Phil Arvia has posted his Hall of Fame ballot here. While I’m not going to just post/critique columns that support guys that I don’t support, I am particularly interested for the logic that drives the voter’s actions. Which is why, to me, Arvia’s support for Harold Baines was interesting:
Harold Baines: When he retired, he was the greatest DH ever. He didn't invent the position, he just defined it.
First…when he retired how many players were there that were best known for being DHs?
Next, let’s be clear here; the position that Baines defined was the position of….not having a mother fucking position. If the best thing for your team is for you to not own a glove, then to me your bat better be a lot better than Harold Baines’ was to achieve baseball’s supposedly highest honor. This is a nonsensical reason for voting for someone.
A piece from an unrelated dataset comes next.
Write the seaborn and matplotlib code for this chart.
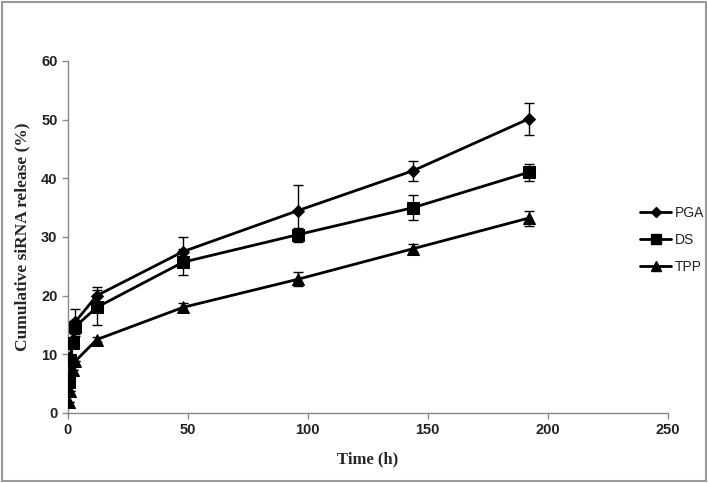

Let’s review what Harold Baines did well. It wasn’t fielding, because he DH’d most of the time. Speed? Try 34 career stolen bases. Power? He never hit at least 30 homers in a season. Average? .289 career…..313 was his highest single season average. He must have walked a lot you say? Never more than 73 times in a season. You want traditional crappy stats like RBI and Runs? He topped 100 RBI 3 times with a high of 113. His career high in Runs is 89.
Now, to me, a player in Baines’ era should have a nice run of years with numbers close to .313/29/113/89 w/ 73 BBs to be consider in the Hall discussion. That’s pretty much what you’re looking at with more heavily debated guys like Rice, Parker, Murphy and Dawson. THOSE WERE HIS SINGLE SEASON HIGHS! Their run of peak years destroy those of Baines. Baines had a couple of very good years, and was a consistent, good hitter.
Now, Joe Capozzi published his ballot this week as well. He employed the “if player X has better counting totals than player Y, then how can you leave player X out!” strategy in supporting Andre Dawson. This can be a somewhat useful tool using players who played roughly the same amount of time in similar positions and especially in the same era. Who does Joe compare Andre Dawson to?
Sounds like a good comparison, right?
But I'm bothered by the prospect of excluding someone like Andre Dawson, who played on bad knees for struggling teams and still had more hits (2,774), more home runs (438) and more RBI (1,591) than Hall of Famer Joe DiMaggio (2,214, 361, 1,537).
Let me say this very slowly.
A writer is making an argument for Andre Dawson by linking his name, via a comparison, to a sure-fire no-brainer all-time great like Joe Dimaggio.
He has cherry picked Dimaggio because Dawson’s counting stats were better.
Joe Dimaggio played for 13 seasons. He played in 1,736 games. He missed 3 prime years due to war service.
Andre Dawson played in 21 seasons, logging 2,627 games.
So. That doesn’t look right, does it?
In 891 more games, Dawson had 560 more hits, 77 more home runs, and 54 more RBI (using Joe’s stats), than Dimaggio. At the rate that Dimaggio had at-bats/game, had he played as many games as Dawson he would have needed to hit .160 in his next 891 games to have as many hits as Dawson. To catch Dawson in HR’s he could have lowered his HR run rate from once every 18 at-bats to once every 46 at-bats. So if Joe Dimaggio had gone from being Joe Dimaggio over his first 1,736 games and then turned into one of the worst hitters in MLB history over his next 891 games, he would had roughly the same counting totals as Dawson.
Do we all see the danger with counting stats and comparables now?
I guess one thing you could say is that Dawson seemed to keep pace with Dimaggio when it came to getting hits. But you know the problem with that right? Dawson never walked. Dimaggio had a career OBP of .398 (OPS+ of 155). Dawson comes in at paltry .323 and an underwhelming OPS+ 119. I think Joe Posnanski recently said every OF in the HOF has an OBP at least 20 points higher than Dawson.
And I don’t want to hear about how no one cared about walks in the 80’s. Walk rates have been virtually the same for decades.